Taxes in ‘The Good Old Days’

I grew up in the 1950’s, when schools and teachers were respected and the roads (at least in our small town) were in good repair. There was a bus stop on the corner, and police officers patrolled in pairs, not alone. How many readers remember the old B&W TV show Adam-12? I used to watch it regularly (at my friend’s homes, I guess, because we didn’t have a TV). Diversity meant that of the two male officers, one had blond hair and the other had dark hair....

Nowadays people around here constantly complain about the schools, the roads, the crime rate, and the Railrunner, which is handling 5,000 passengers a day (but doesn’t look like it will get down to our area for many years). AND they want more tax cuts.

Few people seem to make the connection between cuts in taxes and cuts in services. I decided to survey the history of our Federal tax rates—did you know the Federal government did not levy personal income taxes until 1913? Lets look at some of the tax brackets and changes that have occurred over the years, and adjust the dollar amounts using the Consumer Price Index (CPI) to the year 2000 to see how our taxes compare with those of “the good old days.” Of course the CPI measures purchasing power, and just because $4,000 in 1913 was the equivalent of $40,000 in Y2K doesn’t mean you could buy a laptop or an airplane ticket.

The first few years the rates went through a variety of adjustments. But from 1919 to 1931 the lowest tax bracket remained set at $4,000, which was about $40,000 in Y2K dollars (using the CPI index). The low-end % tax fell from 4% to 1.5%. On the rich end, both the threshold and the % tax fell, until from 1925 to 1931 anyone with taxable income of over $100,000 paid 25%. That was around 980,000 Y2K dollars.

Those roaring twenties ended in 1929, but the higher taxes needed to pay for things like the WPA projects were not implemented until 1932, when the $100,000-plus bracket jumped to 55%, and the new top bracket was a million dollars and a 63% bite. That is $12,600,000 when converted to Y2K dollars. The bottom bracket actually fared worse—their tax bite went from 1.5% to 4%, almost a three-fold increase.

The maximum high-end tax was during World War II, when those with taxable income over $200,000 (about 2 million Y2K dollars) forked over 94%. Again, those on the lowest end of the scale suffered disproportionately, with a 23% tax on income after deductions. That money was used to help rebuild Europe, through the Marshall Plan, and we did have good schools and other major infrastructure improvements. A lot of bridges and interstate highways got built. Our law enforcement officers were more plentiful and better paid.

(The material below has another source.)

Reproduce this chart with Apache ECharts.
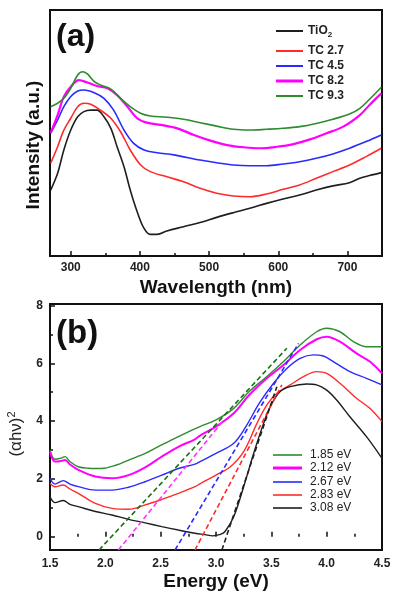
<!DOCTYPE html>
<html><head><meta charset="utf-8">
<script src="https://cdn.jsdelivr.net/npm/echarts@6/dist/echarts.min.js"></script>
<style>html,body{margin:0;padding:0;background:#fff}#c{width:400px;height:600px}</style>
</head><body><div id="c"></div>
<script>
// ---------- Panel (a): spectra ----------
const seriesNamesA = ['TiO2', 'TC 2.7', 'TC 4.5', 'TC 8.2', 'TC 9.3'];
const waveTickLabels = [300, 400, 500, 600, 700];
const waveMinorTicks = [350, 450, 550, 650];
const specTiO2 = [[271,26.8],[281,33.6],[290,43.1],[300,51.2],[310,56.6],[319,58.7],[329,59.3],[338,59.3],[348,56.6],[358,51.9],[367,44.4],[377,36.3],[386,26.8],[396,18.0],[406,11.2],[415,8.8],[425,8.8],[439,10.2],[463,11.9],[487,13.6],[511,15.7],[535,17.6],[559,19.4],[583,21.4],[607,23.2],[631,24.8],[655,26.8],[679,28.5],[703,29.8],[718,31.6],[732,32.7],[749,33.9]];
const specTC27 = [[271,37.7],[281,44.4],[290,51.2],[300,56.0],[310,60.7],[319,62.1],[329,61.7],[343,59.3],[358,56.0],[372,50.5],[386,43.1],[401,37.0],[415,34.3],[439,32.2],[463,30.2],[487,27.5],[511,25.5],[535,24.4],[559,24.1],[583,25.2],[607,27.1],[631,28.9],[655,31.6],[679,34.3],[703,37.0],[727,40.4],[749,43.8]];
const specTC45 = [[271,49.9],[281,55.3],[290,60.7],[300,64.8],[310,67.1],[319,67.5],[334,66.4],[348,64.1],[362,59.3],[377,51.2],[391,45.8],[406,43.1],[425,42.0],[449,41.1],[487,39.0],[511,37.9],[535,37.0],[559,36.7],[583,36.7],[607,37.4],[631,38.3],[655,39.7],[679,41.5],[703,43.8],[727,46.5],[749,49.2]];
const specTC82 = [[271,50.1],[281,57.3],[290,64.8],[300,68.8],[312,71.5],[324,70.5],[338,69.1],[353,68.2],[367,65.4],[382,60.7],[396,56.0],[410,54.2],[430,53.3],[454,51.9],[478,49.2],[502,46.9],[526,45.1],[550,44.2],[574,43.8],[598,44.4],[622,45.5],[646,47.4],[670,49.9],[694,52.6],[718,57.3],[732,61.4],[749,66.1]];
const specTC93 = [[271,60.7],[281,62.1],[290,64.1],[300,68.2],[310,73.6],[317,74.9],[324,74.0],[334,70.9],[343,69.5],[358,67.8],[372,64.1],[386,60.7],[401,58.0],[415,56.9],[439,56.4],[463,55.6],[487,54.2],[511,52.8],[535,51.5],[559,51.2],[583,51.5],[607,51.9],[631,52.6],[655,53.9],[679,55.6],[703,57.7],[718,60.0],[732,63.7],[749,68.6]];

// ---------- Panel (b): Tauc plot ----------
const seriesNamesB = ['1.85 eV', '2.12 eV', '2.67 eV', '2.83 eV', '3.08 eV'];
const taucYLabels = [0, 2, 4, 6, 8];
const taucYMinor = [1, 3, 5, 7];
const tauc185 = [[1.5,3.0],[1.545,2.68],[1.60,2.72],[1.636,2.77],[1.68,2.6],[1.756,2.42],[1.85,2.37],[1.967,2.36],[2.10,2.48],[2.21,2.65],[2.36,2.88],[2.47,3.1],[2.57,3.29],[2.75,3.63],[2.855,3.81],[3.0,4.04],[3.16,4.44],[3.30,5.02],[3.46,5.54],[3.61,6.06],[3.76,6.63],[3.91,7.09],[4.00,7.21],[4.12,7.09],[4.24,6.75],[4.36,6.57],[4.5,6.57]];
const tauc212 = [[1.5,2.94],[1.545,2.6],[1.60,2.62],[1.636,2.65],[1.68,2.5],[1.756,2.31],[1.91,2.08],[2.06,2.02],[2.21,2.13],[2.36,2.40],[2.51,2.77],[2.66,3.11],[2.81,3.37],[2.855,3.50],[3.0,3.81],[3.16,4.27],[3.30,4.90],[3.46,5.48],[3.61,5.94],[3.76,6.46],[3.91,6.83],[4.00,6.92],[4.12,6.75],[4.27,6.34],[4.39,6.06],[4.5,5.65]];
const tauc267 = [[1.5,2.02],[1.545,1.82],[1.62,1.94],[1.68,1.82],[1.756,1.73],[1.91,1.61],[2.06,1.61],[2.21,1.71],[2.36,1.90],[2.51,2.13],[2.66,2.36],[2.81,2.51],[2.855,2.6],[3.0,2.88],[3.16,3.23],[3.27,3.81],[3.39,4.61],[3.52,5.31],[3.64,5.82],[3.76,6.17],[3.88,6.29],[3.97,6.25],[4.06,6.06],[4.21,5.71],[4.36,5.48],[4.5,5.25]];
const tauc283 = [[1.5,1.85],[1.545,1.73],[1.62,1.79],[1.68,1.65],[1.756,1.5],[1.91,1.15],[2.06,0.98],[2.21,0.95],[2.36,1.10],[2.51,1.29],[2.66,1.5],[2.81,1.73],[2.855,1.83],[3.0,2.13],[3.13,2.42],[3.25,2.94],[3.37,3.92],[3.46,4.56],[3.55,4.96],[3.67,5.25],[3.79,5.54],[3.91,5.71],[4.00,5.65],[4.12,5.31],[4.27,4.79],[4.39,4.44],[4.5,3.98]];
const tauc308 = [[1.5,1.38],[1.545,1.18],[1.62,1.25],[1.68,1.12],[1.756,1.04],[1.91,0.87],[2.06,0.75],[2.21,0.60],[2.36,0.48],[2.51,0.35],[2.66,0.23],[2.81,0.12],[2.90,0.07],[2.97,0.03],[3.04,0.08],[3.08,0.17],[3.16,0.69],[3.25,1.73],[3.34,2.88],[3.43,3.92],[3.49,4.50],[3.58,5.02],[3.67,5.19],[3.82,5.28],[3.91,5.25],[4.00,5.07],[4.09,4.73],[4.21,4.15],[4.36,3.46],[4.5,2.71]];
// linear band-gap extrapolation lines (endpoints)
const fit185 = [[1.943,-0.46],[3.64,6.52]];
const fit212 = [[2.118,-0.46],[3.07,4.04]];
const fit267 = [[2.63,-0.46],[3.746,6.69]];
const fit283 = [[2.81,-0.46],[3.595,5.25]];
const fit308 = [[3.053,-0.46],[3.55,5.19]];

const FONT = '"Liberation Sans", Arial, sans-serif';
const colA = ['#1e1e1e', '#ff2b2b', '#2a2aff', '#ff00ff', '#2e8b2e'];
const dataA = [specTiO2, specTC27, specTC45, specTC82, specTC93];
const colB = ['#2e8b2e', '#ff00ff', '#2a2aff', '#ff2b2b', '#1e1e1e'];
const fitColB = ['#137313', '#ff33ff', '#2a2aff', '#ff2b2b', '#1e1e1e'];
const dataB = [tauc185, tauc212, tauc267, tauc283, tauc308];
const fitsB = [fit185, fit212, fit267, fit283, fit308];

const legendTopsA = [25, 45, 60, 75, 90];
const legendTopsB = [449, 462, 476, 489, 502];

const series = [];
dataA.forEach((d, i) => series.push({
  name: seriesNamesA[i], type: 'line', xAxisIndex: 0, yAxisIndex: 0, data: d,
  symbol: 'none', smooth: 0.35, lineStyle: { color: colA[i], width: i === 3 ? 2.2 : 1.6 },
  itemStyle: { color: colA[i] }, z: 3
}));
dataB.forEach((d, i) => series.push({
  name: seriesNamesB[i], type: 'line', xAxisIndex: 2, yAxisIndex: 1, data: d,
  symbol: 'none', smooth: 0.35, lineStyle: { color: colB[i], width: i === 1 ? 2 : 1.4 },
  itemStyle: { color: colB[i] }, z: 3
}));
fitsB.forEach((d, i) => series.push({
  name: 'fit ' + seriesNamesB[i], type: 'line', xAxisIndex: 2, yAxisIndex: 1, data: d,
  symbol: 'none', lineStyle: { color: fitColB[i], width: 1.6, type: [5, 3] }, z: 4
}));

const legends = [];
seriesNamesA.forEach((n, i) => legends.push({
  data: [n], left: 276, top: legendTopsA[i], padding: 0, icon: 'rect',
  itemWidth: 27, itemHeight: i === 3 ? 3 : 2,
  formatter: name => name === 'TiO2' ? 'TiO{s|2}' : name,
  textStyle: { fontFamily: FONT, fontSize: 12, fontWeight: 'bold', color: '#222',
    rich: { s: { fontFamily: FONT, fontSize: 8, fontWeight: 'bold', color: '#222', padding: [7, 0, 0, 0] } } }
}));
seriesNamesB.forEach((n, i) => legends.push({
  data: [n], left: 273, top: legendTopsB[i], padding: 0, icon: 'rect',
  itemWidth: 29, itemHeight: i === 1 ? 3 : 1.6,
  textStyle: { fontFamily: FONT, fontSize: 12, color: '#222', padding: [0, 0, 0, 3] }
}));

const tickLbl = { fontFamily: FONT, fontSize: 12, fontWeight: 'bold', color: '#222' };
const nameBold = { fontFamily: FONT, fontSize: 19, fontWeight: 'bold', color: '#111' };

const option = {
  animation: false,
  title: [
    { text: '(a)', left: 56, top: 21, padding: 0, textStyle: { fontFamily: FONT, fontSize: 32, fontWeight: 'bold', color: '#111' } },
    { text: '(b)', left: 56, top: 317, padding: 0, textStyle: { fontFamily: FONT, fontSize: 33, fontWeight: 'bold', color: '#111' } }
  ],
  legend: legends,
  grid: [
    { left: 50, top: 10, width: 332, height: 246, show: true, borderColor: '#111', borderWidth: 2, backgroundColor: 'transparent', containLabel: false, outerBoundsMode: 'none' },
    { left: 50, top: 304, width: 332, height: 246, show: true, borderColor: '#111', borderWidth: 2, backgroundColor: 'transparent', containLabel: false, outerBoundsMode: 'none' }
  ],
  xAxis: [
    { type: 'value', gridIndex: 0, position: 'bottom', min: 270, max: 750, splitLine: { show: false }, axisLine: { show: false },
      axisTick: { show: true, inside: true, length: 5, customValues: waveTickLabels, lineStyle: { color: '#111', width: 1.5 } },
      axisLabel: { customValues: waveTickLabels, margin: 6, ...tickLbl },
      name: 'Wavelength (nm)', nameLocation: 'middle', nameGap: 22, nameTextStyle: nameBold },
    { type: 'value', gridIndex: 0, position: 'bottom', min: 270, max: 750, splitLine: { show: false }, axisLine: { show: false },
      axisTick: { show: true, inside: true, length: 3, customValues: waveMinorTicks, lineStyle: { color: '#111', width: 1.5 } },
      axisLabel: { show: false } },
    { type: 'value', gridIndex: 1, position: 'bottom', min: 1.5, max: 4.5, interval: 0.5, splitLine: { show: false }, axisLine: { show: false },
      axisTick: { show: true, inside: true, length: 5, lineStyle: { color: '#111', width: 1.5 } },
      minorTick: { show: true, splitNumber: 2, length: 3, lineStyle: { color: '#111', width: 1.5 } },
      axisLabel: { margin: 8, formatter: v => v.toFixed(1), ...tickLbl },
      name: 'Energy (eV)', nameLocation: 'middle', nameGap: 22, nameTextStyle: nameBold }
  ],
  yAxis: [
    { type: 'value', gridIndex: 0, position: 'left', min: 0, max: 100, splitLine: { show: false }, axisLine: { show: false },
      axisTick: { show: false }, axisLabel: { show: false },
      name: 'Intensity (a.u.)', nameLocation: 'middle', nameGap: 7, nameRotate: 90,
      nameTextStyle: { ...nameBold, padding: [0, 24, 0, 0] } },
    { type: 'value', gridIndex: 1, position: 'left', min: -0.46, max: 8.05, splitLine: { show: false }, axisLine: { show: false },
      axisTick: { show: true, inside: true, length: 5, customValues: taucYLabels, lineStyle: { color: '#111', width: 1.5 } },
      axisLabel: { customValues: taucYLabels, margin: 7, ...tickLbl },
      name: '(αhν){s|2}', nameLocation: 'middle', nameGap: 24, nameRotate: 90,
      nameTextStyle: { fontFamily: FONT, fontSize: 17, color: '#222', padding: [0, 14, 0, 0],
        rich: { s: { fontFamily: FONT, fontSize: 11, color: '#222', padding: [0, 0, 9, 0] } } } },
    { type: 'value', gridIndex: 1, position: 'left', offset: 0, min: -0.46, max: 8.05, splitLine: { show: false }, axisLine: { show: false },
      axisTick: { show: true, inside: true, length: 3, customValues: taucYMinor, lineStyle: { color: '#111', width: 1.5 } },
      axisLabel: { show: false } }
  ],
  series: series
};
echarts.init(document.getElementById('c'), null, { renderer: 'canvas' }).setOption(option);
</script></body></html>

So those were the good old days— a taxpayer with two thousand dollars of taxable (~ $20,000 Y2K$) income paid $400 in federal taxes, which left $1600 to live on (~ $16,000 Y2K$). A rich person, with $200,000 ($2M in Y2K$) paid a whopping $188,000 in taxes—but they still had $12,000 ($120,000 Y2K$) to live on, or more than 7 times the disposable income of the people in the lowest bracket.

This state of affairs continued, with little variation, from 1944 to 1963. From 1964 to 1981, the richest Americans saw their tax bite drop from 91% to 70%. Along came Reagan, and it dropped to 50% in one year (and during his eight years in office the national debt tripled). Meanwhile, at the lower end, the lowest taxable bracket dropped from 23% down to 14%. In 1985 the IRS finally started adjusting the dollar amounts in the tax brackets using the CPI, a very sensible decision.

Now, in 2009, those with taxable income less than $16,700 pay a 10% tax, while all those with taxable income over $373,000 pay only 35%. So what’s the disposable income differential, if we apply the current tax rates to those 1944 era incomes, converted to Y2K dollars ($20,000 and $2 million)? About $18,000 in pocket money at the low end, and $1,300,000 at the upper end, or more than 70 times the disposable income of the poorest taxpayers. The rich have gotten much richer, and the poorest taxpayers have not seen any significant improvement.

So according to my ‘back of the envelope’ calculations, in the “good old days” we had a more equal distribution of wealth, which means a strong middle class and better roads, schools, law enforcement—and higher taxes, especially for the rich. I think I’d like to return to the good old days.